Although officers accepted it was in the public interest to reveal what the money was spent on for “accountability and transparency” reasons, they ruled that to “prematurely” disclose the findings would result in “partial or inaccurate information being released” and would not allow Camden time to discuss with staff how the plans might affect them.
Officials insisted it was in the “public interest” not to release any more information.
We certainly wouldn’t want to release anything prematurely, to give the wrong impression. Just as well, because I imagine the discussion of the following probably needs some sharpening up:
Discussions held during a five-day workshop involving IDEO and library staff – described as a “deep-dive” brainstorming event – have been posted on the internal Camden intranet.
Details of some of the suggestions put forward by IDEO consultants have been criticised by staff, who contacted the New Journal to say the public would be “horrified” and “amused” at the “absurdity” of the week-long session and “the way their council tax money has been spent”.

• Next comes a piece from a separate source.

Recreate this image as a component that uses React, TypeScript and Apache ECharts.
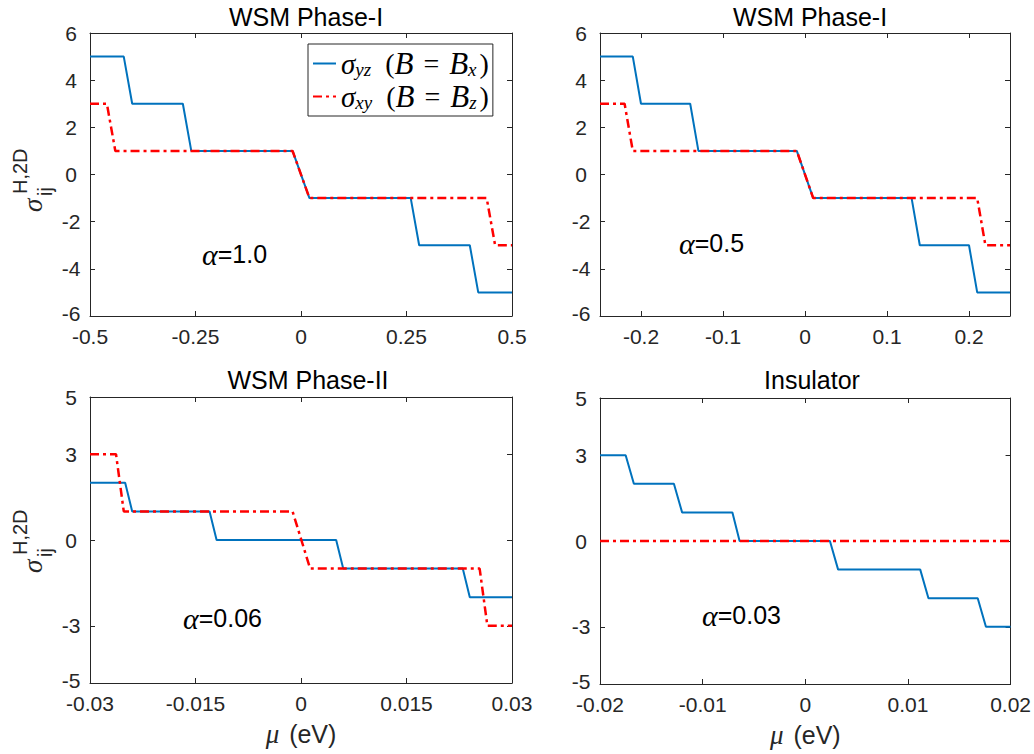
import React, { useEffect, useRef } from "react";
import * as echarts from "echarts";

// ---- data ----
const TL_YZ: [number, number][] = [[-0.5, 5], [-0.42, 5], [-0.4, 3], [-0.28, 3], [-0.26, 1], [-0.02, 1], [0.02, -1], [0.26, -1], [0.28, -3], [0.4, -3], [0.42, -5], [0.5, -5]];
const TL_XY: [number, number][] = [[-0.5, 3], [-0.46, 3], [-0.44, 1], [-0.02, 1], [0.02, -1], [0.44, -1], [0.46, -3], [0.5, -3]];
const TR_YZ: [number, number][] = [[-0.25, 5], [-0.21, 5], [-0.2, 3], [-0.14, 3], [-0.13, 1], [-0.01, 1], [0.01, -1], [0.13, -1], [0.14, -3], [0.2, -3], [0.21, -5], [0.25, -5]];
const TR_XY: [number, number][] = [[-0.25, 3], [-0.22, 3], [-0.21, 1], [-0.01, 1], [0.01, -1], [0.21, -1], [0.22, -3], [0.25, -3]];
const BL_YZ: [number, number][] = [[-0.03, 2], [-0.025, 2], [-0.024, 1], [-0.013, 1], [-0.012, 0], [0.005, 0], [0.006, -1], [0.023, -1], [0.024, -2], [0.03, -2]];
const BL_XY: [number, number][] = [[-0.03, 3], [-0.0263, 3], [-0.0252, 1], [-0.0012, 1], [0.0013, -1], [0.0254, -1], [0.0265, -3], [0.03, -3]];
const BR_YZ: [number, number][] = [[-0.02, 3], [-0.0175, 3], [-0.0167, 2], [-0.0128, 2], [-0.012, 1], [-0.0071, 1], [-0.0064, 0], [0.0024, 0], [0.0032, -1], [0.0112, -1], [0.012, -2], [0.0168, -2], [0.0176, -3], [0.02, -3]];
const BR_XY: [number, number][] = [[-0.02, 0], [0.02, 0]];

const TITLES = ["WSM Phase-I", "WSM Phase-I", "WSM Phase-II", "Insulator"];
const ALPHAS = ["=1.0", "=0.5", "=0.06", "=0.03"];
const X_RANGES: [number, number][] = [[-0.5, 0.5], [-0.25, 0.25], [-0.03, 0.03], [-0.02, 0.02]];
const X_TICKS: number[][] = [
  [-0.5, -0.25, 0, 0.25, 0.5],
  [-0.2, -0.1, 0, 0.1, 0.2],
  [-0.03, -0.015, 0, 0.015, 0.03],
  [-0.02, -0.01, 0, 0.01, 0.02],
];
const Y_RANGES: [number, number][] = [[-6, 6], [-6, 6], [-5, 5], [-5, 5]];
const Y_TICKS: number[][] = [
  [-6, -4, -2, 0, 2, 4, 6],
  [-6, -4, -2, 0, 2, 4, 6],
  [-5, -3, 0, 3, 5],
  [-5, -3, 0, 3, 5],
];
const YZ_DATA = [TL_YZ, TR_YZ, BL_YZ, BR_YZ];
const XY_DATA = [TL_XY, TR_XY, BL_XY, BR_XY];

// ---- layout ----
const GRIDS = [
  { left: 90, top: 33, width: 422, height: 283 },
  { left: 600, top: 33, width: 410, height: 283 },
  { left: 90, top: 397, width: 422, height: 286 },
  { left: 600, top: 398, width: 413, height: 286 },
];
const TITLE_POS = [
  { x: 306, top: 4 },
  { x: 810, top: 4 },
  { x: 308, top: 367 },
  { x: 812, top: 367 },
];
const ALPHA_POS = [
  { x: 202, y: 254 },
  { x: 679, y: 243 },
  { x: 183, y: 618 },
  { x: 702, y: 615 },
];

const AX = "#262626";
const SANS = "Liberation Sans";
const SERIF = "Liberation Serif";
const BLUE = "#0072BD";
const RED = "#FF0000";

function vtext(x: number, y: number, text: string, fontSize: number, fontFamily: string, italic: boolean) {
  return {
    type: "text",
    x,
    y,
    rotation: Math.PI / 2,
    style: {
      text,
      fontSize,
      fontFamily,
      fontStyle: italic ? "italic" : "normal",
      fill: AX,
      align: "left",
      verticalAlign: "middle",
    },
  };
}

function yLabel(oy: number) {
  return [
    vtext(33, oy, "σ", 27, SERIF, true),
    vtext(20, oy - 18, "H,2D", 20, SANS, false),
    vtext(45, oy - 16, "ij", 20, SANS, false),
  ];
}

export default function App() {
  const ref = useRef<HTMLDivElement>(null);
  useEffect(() => {
    if (!ref.current) return;
    const chart = echarts.init(ref.current, undefined, { renderer: "svg" });

    const xAxis: any[] = [];
    const yAxis: any[] = [];
    const series: any[] = [];
    GRIDS.forEach((_, g) => {
      const [xmin, xmax] = X_RANGES[g];
      const [ymin, ymax] = Y_RANGES[g];
      const common = {
        type: "value",
        gridIndex: g,
        splitLine: { show: false },
        axisLine: { show: true, onZero: false, lineStyle: { color: AX, width: 1 } },
      };
      const bottom: any = {
        ...common,
        position: "bottom",
        min: xmin,
        max: xmax,
        axisTick: { show: true, inside: true, length: 5, lineStyle: { color: AX }, customValues: X_TICKS[g] },
        axisLabel: { show: true, customValues: X_TICKS[g], margin: 12, fontSize: 21, lineHeight: 16, fontFamily: SANS, color: AX },
      };
      if (g >= 2) {
        bottom.name = "{m|μ}{n| (eV)}";
        bottom.nameLocation = "middle";
        bottom.nameGap = 36;
        bottom.nameTextStyle = {
          rich: {
            m: { fontFamily: SERIF, fontStyle: "italic", fontSize: 27, color: AX, lineHeight: 30, padding: [0, 3, 0, 0] },
            n: { fontFamily: SANS, fontSize: 25, color: AX, lineHeight: 30 },
          },
        };
      }
      xAxis.push(bottom);
      xAxis.push({
        ...common,
        position: "top",
        min: xmin,
        max: xmax,
        axisTick: { show: true, inside: true, length: 5, lineStyle: { color: AX }, customValues: X_TICKS[g] },
        axisLabel: { show: false },
      });
      yAxis.push({
        ...common,
        position: "left",
        min: ymin,
        max: ymax,
        axisTick: { show: true, inside: true, length: 5, lineStyle: { color: AX }, customValues: Y_TICKS[g] },
        axisLabel: {
          show: true,
          customValues: Y_TICKS[g],
          margin: 19,
          align: "center",
          fontSize: 21,
          lineHeight: 16,
          fontFamily: SANS,
          color: AX,
          formatter: (v: number) => (v === ymin ? `{lo|${v}}` : `${v}`),
          rich: { lo: { fontSize: 21, lineHeight: 16, fontFamily: SANS, color: AX, padding: [0, 0, 6, 0] } },
        },
      });
      yAxis.push({
        ...common,
        position: "right",
        min: ymin,
        max: ymax,
        axisTick: { show: true, inside: true, length: 5, lineStyle: { color: AX }, customValues: Y_TICKS[g] },
        axisLabel: { show: false },
      });
      series.push({
        name: "σyz",
        type: "line",
        xAxisIndex: 2 * g,
        yAxisIndex: 2 * g,
        data: YZ_DATA[g],
        symbol: "none",
        showSymbol: false,
        lineStyle: { color: BLUE, width: 2 },
        itemStyle: { color: BLUE },
        z: 2,
      });
      series.push({
        name: "σxy",
        type: "line",
        xAxisIndex: 2 * g,
        yAxisIndex: 2 * g,
        data: XY_DATA[g],
        symbol: "none",
        showSymbol: false,
        lineStyle: { color: RED, width: 2.5, type: [9, 4, 3, 4] },
        itemStyle: { color: RED },
        z: 3,
      });
    });

    const richLegend = {
      s: { fontFamily: SERIF, fontStyle: "italic", fontSize: 29, color: "#000", lineHeight: 30 },
      sub: { fontFamily: SERIF, fontStyle: "italic", fontSize: 19, color: "#000", lineHeight: 14, verticalAlign: "bottom" },
      n: { fontFamily: SERIF, fontSize: 28, color: "#000", lineHeight: 30 },
      eq: { fontFamily: SERIF, fontSize: 28, color: "#000", lineHeight: 30, padding: [0, 10, 0, 10] },
      cp: { fontFamily: SERIF, fontSize: 28, color: "#000", lineHeight: 30, padding: [0, 0, 0, 3] },
      i: { fontFamily: SERIF, fontStyle: "italic", fontSize: 31, color: "#000", lineHeight: 30 },
    };

    const option: any = {
      animation: false,
      backgroundColor: "#fff",
      title: TITLES.map((t, g) => ({
        text: t,
        left: TITLE_POS[g].x,
        top: TITLE_POS[g].top,
        textAlign: "center",
        padding: 0,
        textStyle: { fontSize: 25, fontWeight: "normal", fontFamily: SANS, color: "#000" },
      })),
      grid: GRIDS.map((g) => ({ ...g, containLabel: false })),
      xAxis,
      yAxis,
      legend: {
        data: ["σyz", "σxy"],
        orient: "vertical",
        left: 308,
        top: 44,
        padding: [4, 4, 4, 4],
        itemGap: 2,
        itemWidth: 23,
        itemHeight: 14,
        itemStyle: { opacity: 0 },
        backgroundColor: "#fff",
        borderColor: AX,
        borderWidth: 1,
        borderRadius: 0,
        selectedMode: false,
        formatter: (name: string) =>
          name === "σyz"
            ? "{s|σ}{sub|yz}{n|  (}{i|B}{eq|=}{i|B}{sub|x}{cp|)}"
            : "{s|σ}{sub|xy}{n|  (}{i|B}{eq|=}{i|B}{sub|z}{cp|)}",
        textStyle: { rich: richLegend },
      },
      graphic: [
        ...yLabel(212),
        ...yLabel(573),
        ...ALPHAS.map((a, g) => ({
          type: "text",
          x: ALPHA_POS[g].x,
          y: ALPHA_POS[g].y,
          style: {
            text: `{a|α}{b|${a}}`,
            align: "left",
            verticalAlign: "middle",
            rich: {
              a: { fontFamily: SERIF, fontStyle: "italic", fontSize: 30, fill: "#000", color: "#000" },
              b: { fontFamily: SANS, fontSize: 25, fill: "#000", color: "#000" },
            },
          },
        })),
      ],
      series,
    };
    chart.setOption(option);
    return () => chart.dispose();
  }, []);
  return <div ref={ref} style={{ width: 1034, height: 754, position: "absolute", left: 0, top: 0 }} />;
}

The firm visited six businesses in London, including City Farm in Islington, the Apple Store in Regent Street and Jamie Oliver’s cook shop Recipease in Clapham.
City Farm? Where the cows and chickens are? That should help.
Consultants spent time at three Camden libraries – Regent’s Park, Kentish Town and Swiss Cottage – where they held meetings with library users and observed staff “to find out how they actually provided and used services”, but staff have queried their decision not to visit any celebrated libraries outside the borough.
Or any of the uncelebrated ones within the borough other than those three, for that matter.
The firm’s main specification was to come up with innovative ideas about what libraries and librarians could offer in the future, when Camden launches the second phase of its library reform programme next year.
This must be where the “self-service machines” thing comes from. Funnily enough, try as I might, I can’t find a single reference to anything about libraries on the Ideo website other than a link to an article in American Libraries magazine about “Design Thinking” in Libraries, by Stephen Bell, who may or may not be connected to Ideo. The article and comments are great—about “human-centered” somethingorother, and–here’s the kicker–providing a “memorable library experience.” There’s the Apple connection, all right. So it’s obvious why Camden chose Ideo to come up with some visionary thinking on how libraries can be improved at the same time their budgets are being hacked to death.
A council spokeswoman said: “The council approached a number of specialists to bid for work on the Growing Your Library project. IDEO, an international company whose UK headquarters are in Camden, was chosen in competition with a number of other agencies, as they offered the best combination of experience, capacity and proven track record in the field.”
Well, if this was the best of the lot, what did the other bidders look like? I’m reminded of that D.J. Taylor novel with a running subtext of the increasing rip-off of UK governments by management consultants running around a couple of decades ago in the country’s haste to privatize everything that moved. This sort of thing is the logical result—let’s have a firm of design consultants decide what libraries are for and how they should be used. After all, librarians wouldn’t necessarily have any idea of how to improve services, obviously, or anything above and beyond what you could extract in a day-long brainstorming session
Actually, given the apparently marginal state of libraries, we may as well have a design firm given an assessment of how to improve library usage. Libraries in the UK (and apparently in the US as well) are under pressure—over the past ten years over 100 libraries have been closed in England, visits per capita have been declining (marginally, but still), and expenditures per capita have been rising sharply. I can think of lots to fault the Labour government for, but increasing funds to libraries (until very recently) is not one of them. But, ultimately, libraries in the UK really depend on local council funding—and councils are currently hurting, so it’s not surprising that libraries make an easy target. It’s not as if anyone actually makes money from them. This is a familiar story, with a number of explanations—increasing access to the internet and other electronically-delivered information elsewhere, the increasing uneducatability of a number of children, and, perhaps, the possibility that people just read less—although I would need more convincing on this last point, in this country where not only is the major book award televised, but the bookmakers give odds on the potential winners.
So there are good reasons to get a broad range of inputs here. But it’s not clear to me that having librarians and library staff become the functional equivalents of the sales force at the Apple store is the right approach. Or brainstorming sessions, for that matter. What is needed, first of all, is a commitment to culture, and its preservation, and broad public access to it. In many respects, there is an admirable commitment to this notion here, or at least there was when times were good. But for a country with the literary heritage that this one has, even the closure of one library is a measure of our failure to meet this commitment
Categories: American Culture, Arts/Literature, ArtSunday, Business/Finance, World
My brother lives in a small New England town that has a Carnegie library. It’s one of 2,500 libraries philanthropist Andrew Carnegie funded, most in the U.S. it’s a grand edifice in a town of fewer than 2,000 people. Years ago, while working in the county as a journalist, I’d always find a reason to spend some time in the libary whenever doing stories in the town.
I hope it survives the crisis of funding that affects small-town governments throughout America. Next time I go back home, I think I ought to visit it again.
Thanks, Wuf.
You should! There are hundreds here in the UK as well, and every once in a while we’ll be in some little village, and there will be a Carnegie Library. It was an astonishing project from such an avaricious man. Pretty much anyone who asked for one got one. Can you imagine something on that scale these days? I can’t either. Still, every once in a while I think about the Gates Foundation (which does a lot of good, I freely admit), or one of these other billionaires, and think, hey, instead of giving yet even more money to Harvard or wherever, how about some for some library somewhere that can’t afford to buy books any more?